Request:
Copy each line in the data that includes the word "Convert".

Lines of data:
╭──

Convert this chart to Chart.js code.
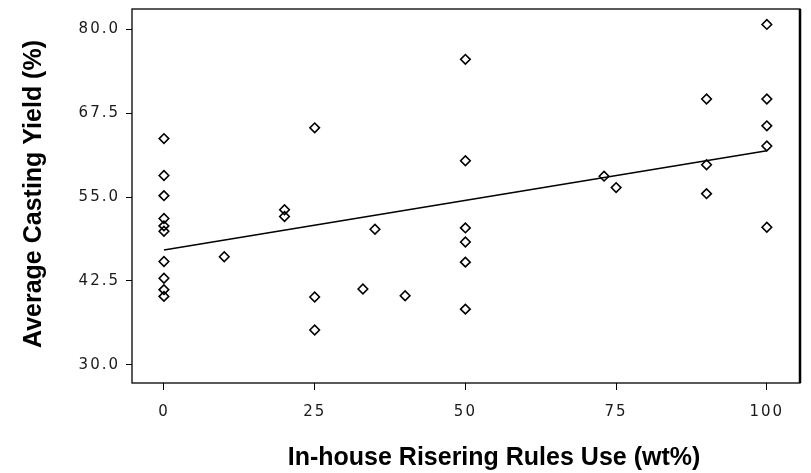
<!DOCTYPE html>
<html lang="en">

<head>
    <meta charset="UTF-8">
    <title>Casting Yield vs Risering Rules</title>
    <script src="https://cdn.jsdelivr.net/npm/chart.js"></script>
    <style>
        body { margin: 0; background: #fff; }
    </style>
</head>

<body>
    <canvas id="yieldChart" width="811" height="473"></canvas>
</body>

</html>

<script>
    // in-house risering rules use (wt%) for each foundry
    var wtUse = [0, 0, 0, 0, 0, 0, 0, 0, 0, 0,
        10, 20, 20, 25, 25, 25, 33, 35, 40,
        50, 50, 50, 50, 50, 50,
        73, 75, 90, 90, 90,
        100, 100, 100, 100, 100];
    // average casting yield (%) for the same foundries
    var castingYield = [63.7, 58.2, 55.2, 51.8, 50.7, 49.9, 45.4, 42.9, 41.2, 40.2,
        46.1, 53.1, 52.1, 65.3, 40.1, 35.2, 41.3, 50.2, 40.3,
        75.5, 60.4, 50.4, 48.3, 45.3, 38.3,
        58.1, 56.4, 69.6, 59.8, 55.5,
        80.7, 69.6, 65.6, 62.6, 50.5];

    // fitted line ends
    var fitX = [0, 100];
    var fitY = [47.1, 61.9];

    var xTicks = [0, 25, 50, 75, 100];
    var yTicks = [30, 42.5, 55, 67.5, 80];

    var xTitle = "In-house Risering Rules Use (wt%)";
    var yTitle = "Average Casting Yield (%)";

    function toPoints(xs, ys) {
        var pts = [];
        for (var i = 0; i < xs.length; i++) {
            pts.push({ x: xs[i], y: ys[i] });
        }
        return pts;
    }

    function fixedTicks(values) {
        return function (scale) {
            scale.ticks = values.map(function (v) { return { value: v }; });
        };
    }

    // fixed axis size, no extra room reserved for end labels
    function fixedSize(w, h) {
        return function (scale) {
            if (w) scale.width = w;
            if (h) scale.height = h;
            scale.paddingTop = 0;
            scale.paddingBottom = 0;
            scale.paddingLeft = 0;
            scale.paddingRight = 0;
        };
    }

    // spaced-out tick digits, plain titles and a closed frame
    var framePlugin = {
        id: "frame",
        beforeDraw: function (chart) {
            chart.ctx.letterSpacing = "2px";
        },
        afterDraw: function (chart) {
            var ctx = chart.ctx;
            var a = chart.chartArea;
            ctx.save();
            ctx.letterSpacing = "0px";
            ctx.strokeStyle = "#000";
            ctx.lineWidth = 1.3;
            ctx.strokeRect(a.left, a.top, a.right - a.left, a.bottom - a.top);
            ctx.lineWidth = 2.5;
            ctx.beginPath();
            ctx.moveTo(a.right, a.top);
            ctx.lineTo(a.right, a.bottom);
            ctx.stroke();

            ctx.fillStyle = "#000";
            ctx.font = "bold 25px 'Liberation Sans', Arial, sans-serif";
            ctx.textAlign = "center";
            ctx.textBaseline = "alphabetic";
            ctx.fillText(xTitle, 494, 465);

            ctx.translate(41, 194);
            ctx.rotate(-Math.PI / 2);
            ctx.fillText(yTitle, 0, 0);
            ctx.restore();
        }
    };

    var tickFont = { family: "'DejaVu Sans', sans-serif", size: 15 };

    new Chart(document.getElementById("yieldChart"), {
        type: "scatter",
        data: {
            datasets: [{
                label: "Foundries",
                data: toPoints(wtUse, castingYield),
                pointStyle: "rectRot",
                pointRadius: 4.8,
                borderWidth: 1.6,
                borderColor: "#000",
                backgroundColor: "rgba(255,255,255,0)"
            }, {
                label: "Fit",
                type: "line",
                data: toPoints(fitX, fitY),
                showLine: true,
                pointRadius: 0,
                borderColor: "#000",
                borderWidth: 1.5,
                fill: false
            }]
        },
        options: {
            responsive: false,
            animation: false,
            layout: { padding: { top: 9, right: 11, left: 0, bottom: 0 } },
            plugins: {
                legend: { display: false },
                tooltip: { enabled: false }
            },
            scales: {
                x: {
                    type: "linear",
                    min: -5.3,
                    max: 105.5,
                    afterBuildTicks: fixedTicks(xTicks),
                    afterFit: fixedSize(0, 90),
                    border: { display: false },
                    grid: { drawOnChartArea: false, drawTicks: true, tickLength: 7, color: "#000" },
                    ticks: { font: tickFont, color: "#1a1a1a", padding: 13, maxRotation: 0 }
                },
                y: {
                    min: 27.3,
                    max: 83.0,
                    afterBuildTicks: fixedTicks(yTicks),
                    afterFit: fixedSize(132, 0),
                    border: { display: false },
                    grid: { drawOnChartArea: false, drawTicks: true, tickLength: 6, color: "#000" },
                    ticks: {
                        font: tickFont,
                        color: "#1a1a1a",
                        padding: 6,
                        callback: function (v) { return Number(v).toFixed(1); }
                    }
                }
            }
        },
        plugins: [framePlugin]
    });
</script>
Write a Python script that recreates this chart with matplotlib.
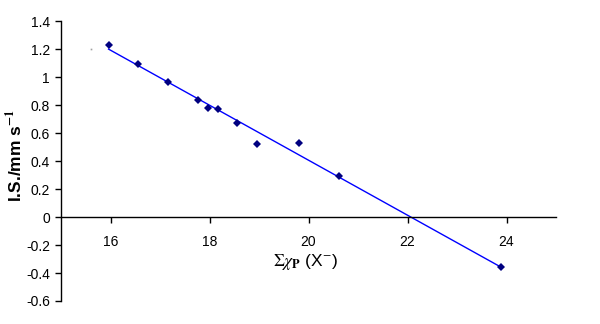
import numpy as np
import matplotlib.pyplot as plt

plt.rcParams['font.family'] = ['Liberation Sans', 'DejaVu Sans']
plt.rcParams['mathtext.fontset'] = 'stix'

# data
sum_chi = [15.96, 16.56, 17.17, 17.76, 17.96, 18.17, 18.56, 18.96, 19.81, 20.61, 23.88]
iso_shift = [1.231, 1.093, 0.962, 0.838, 0.781, 0.771, 0.671, 0.519, 0.531, 0.293, -0.357]
stray_x = [15.6]
stray_y = [1.198]

x_ticks = [16, 18, 20, 22, 24]
y_ticks = [-0.6, -0.4, -0.2, 0, 0.2, 0.4, 0.6, 0.8, 1.0, 1.2, 1.4]

fig = plt.figure(figsize=(6, 3.24), dpi=100)
ax = fig.add_axes([0.1017, 0.071, 0.825, 0.864])

# linear trendline across the data range
p = np.polyfit(sum_chi, iso_shift, 1)
xx = np.array([min(sum_chi), max(sum_chi)])
ax.plot(xx, np.polyval(p, xx), color='#0000ff', lw=1.0, zorder=2)

ax.plot(sum_chi, iso_shift, 'D', color='#000080', ms=4, mew=0, zorder=3)
ax.plot(stray_x, stray_y, 's', color='#a0a0a0', ms=1.2, mew=0)

ax.set_xlim(15, 25)
ax.set_ylim(-0.6, 1.4)
ax.set_xticks(x_ticks)
ax.set_yticks(y_ticks)
ax.set_yticklabels(['%g' % v for v in y_ticks])

ax.spines['top'].set_visible(False)
ax.spines['right'].set_visible(False)
ax.spines['bottom'].set_position(('data', 0))
ax.spines['left'].set_linewidth(1.0)
ax.spines['bottom'].set_linewidth(1.0)

ax.tick_params(axis='x', direction='out', length=4, width=1, pad=9, labelsize=10)
ax.tick_params(axis='y', direction='out', length=4, width=1, pad=4, labelsize=10)

fig.text(306 / 600, 1 - 262 / 324, r'$\Sigma\chi_{\mathbf{P}}$ (X$^{-}$)',
         ha='center', va='center', fontsize=12.5)
fig.text(15 / 600, 1 - 155 / 324, r'I.S./mm s$^{\mathbf{-1}}$', rotation=90,
         ha='center', va='center', fontsize=12.5, fontweight='bold')

fig.savefig('out.png', dpi=100)
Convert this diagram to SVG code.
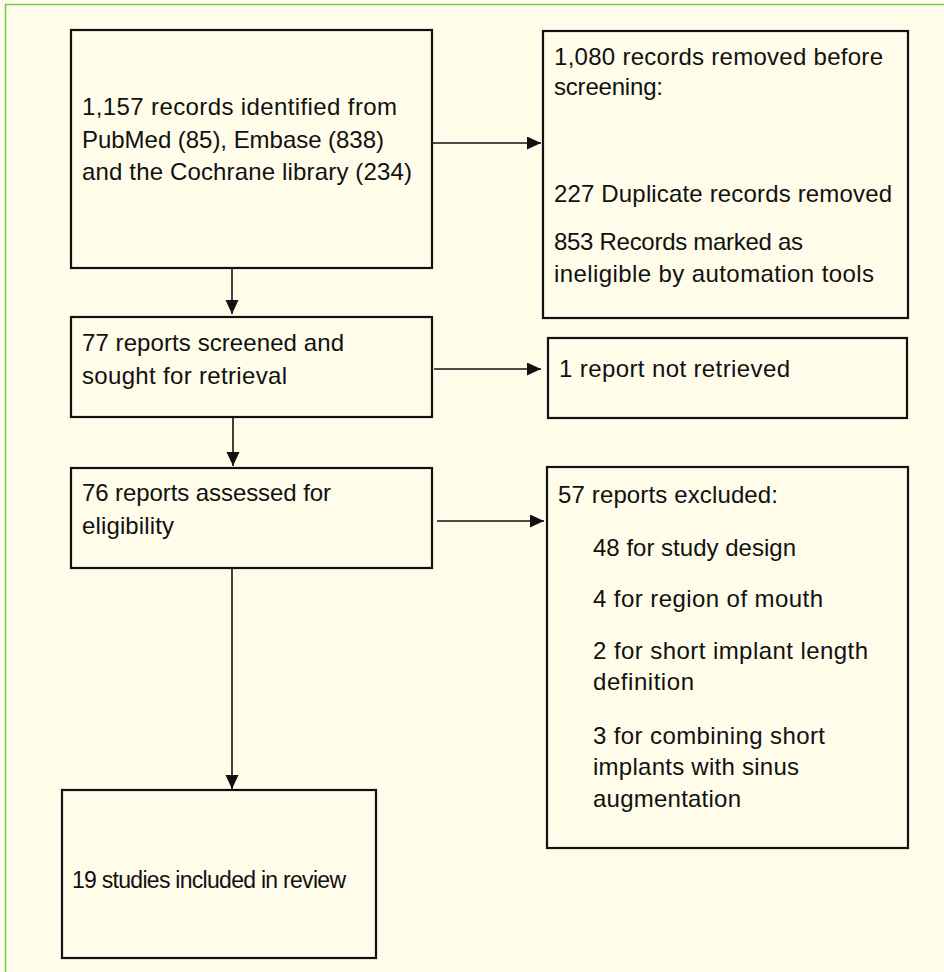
<svg xmlns="http://www.w3.org/2000/svg" width="944" height="972" viewBox="0 0 944 972">
<style>
.bg{fill:#FFFCEA}
.frame{fill:none;stroke:#6CCB4E;stroke-width:1.5}
.box{fill:#FFFCEA;stroke:#111;stroke-width:2.2}
.t{font-family:"Liberation Sans",Arial,sans-serif;font-size:24px;fill:#111}
.c{stroke:#111;stroke-width:1.6;fill:none}
</style>
<defs>
<marker id="ah" markerUnits="userSpaceOnUse" markerWidth="14" markerHeight="14" refX="14" refY="6.5" orient="auto">
<path d="M0,0 L14,6.5 L0,13 Z" fill="#111"/>
</marker>
</defs>
<rect class="bg" x="0" y="0" width="944" height="972"/>
<rect class="frame" x="5.5" y="4.5" width="980" height="1000"/>
<g id="connectors">
<line class="c" x1="432" y1="143" x2="541" y2="143" marker-end="url(#ah)"/>
<line class="c" x1="232" y1="260" x2="232" y2="314" marker-end="url(#ah)"/>
<line class="c" x1="434" y1="369" x2="541" y2="369" marker-end="url(#ah)"/>
<line class="c" x1="233" y1="413" x2="233" y2="466" marker-end="url(#ah)"/>
<line class="c" x1="437" y1="521" x2="544" y2="521" marker-end="url(#ah)"/>
<line class="c" x1="232" y1="568" x2="232" y2="789" marker-end="url(#ah)"/>
</g>
<g id="n1">
<rect class="box" x="71" y="30" width="361" height="238"/>
<text class="t" x="82" y="115" textLength="315" lengthAdjust="spacing">1,157 records identified from</text>
<text class="t" x="82" y="148" textLength="302" lengthAdjust="spacing">PubMed (85), Embase (838)</text>
<text class="t" x="82" y="180" textLength="330" lengthAdjust="spacing">and the Cochrane library (234)</text>
</g>
<g id="n2">
<rect class="box" x="543" y="31" width="365" height="287"/>
<text class="t" x="554" y="65" textLength="329" lengthAdjust="spacing">1,080 records removed before</text>
<text class="t" x="554" y="95" textLength="109" lengthAdjust="spacing">screening:</text>
<text class="t" x="554" y="202" textLength="338" lengthAdjust="spacing">227 Duplicate records removed</text>
<text class="t" x="554" y="250" textLength="249" lengthAdjust="spacing">853 Records marked as</text>
<text class="t" x="554" y="282" textLength="320" lengthAdjust="spacing">ineligible by automation tools</text>
</g>
<g id="n3">
<rect class="box" x="71" y="317" width="361" height="100"/>
<text class="t" x="82" y="351" textLength="262" lengthAdjust="spacing">77 reports screened and</text>
<text class="t" x="82" y="384" textLength="205" lengthAdjust="spacing">sought for retrieval</text>
</g>
<g id="n4">
<rect class="box" x="548" y="338" width="359" height="80"/>
<text class="t" x="559" y="377" textLength="231" lengthAdjust="spacing">1 report not retrieved</text>
</g>
<g id="n5">
<rect class="box" x="71" y="468" width="361" height="100"/>
<text class="t" x="82" y="501" textLength="249" lengthAdjust="spacing">76 reports assessed for</text>
<text class="t" x="82" y="534" textLength="92" lengthAdjust="spacing">eligibility</text>
</g>
<g id="n6">
<rect class="box" x="547" y="467" width="361" height="381"/>
<text class="t" x="558" y="503" textLength="220" lengthAdjust="spacing">57 reports excluded:</text>
<text class="t" x="593" y="556" textLength="203" lengthAdjust="spacing">48 for study design</text>
<text class="t" x="593" y="607" textLength="230" lengthAdjust="spacing">4 for region of mouth</text>
<text class="t" x="593" y="659" textLength="275" lengthAdjust="spacing">2 for short implant length</text>
<text class="t" x="593" y="690" textLength="101" lengthAdjust="spacing">definition</text>
<text class="t" x="593" y="744" textLength="232" lengthAdjust="spacing">3 for combining short</text>
<text class="t" x="593" y="775" textLength="206" lengthAdjust="spacing">implants with sinus</text>
<text class="t" x="593" y="807" textLength="148" lengthAdjust="spacing">augmentation</text>
</g>
<g id="n7">
<rect class="box" x="62" y="790" width="314" height="168"/>
<text class="t" x="72" y="888" style="font-size:23px" textLength="274" lengthAdjust="spacing">19 studies included in review</text>
</g>
</svg>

╰──

Result for this task:
Convert this chart to Chart.js code.
Convert this diagram to SVG code.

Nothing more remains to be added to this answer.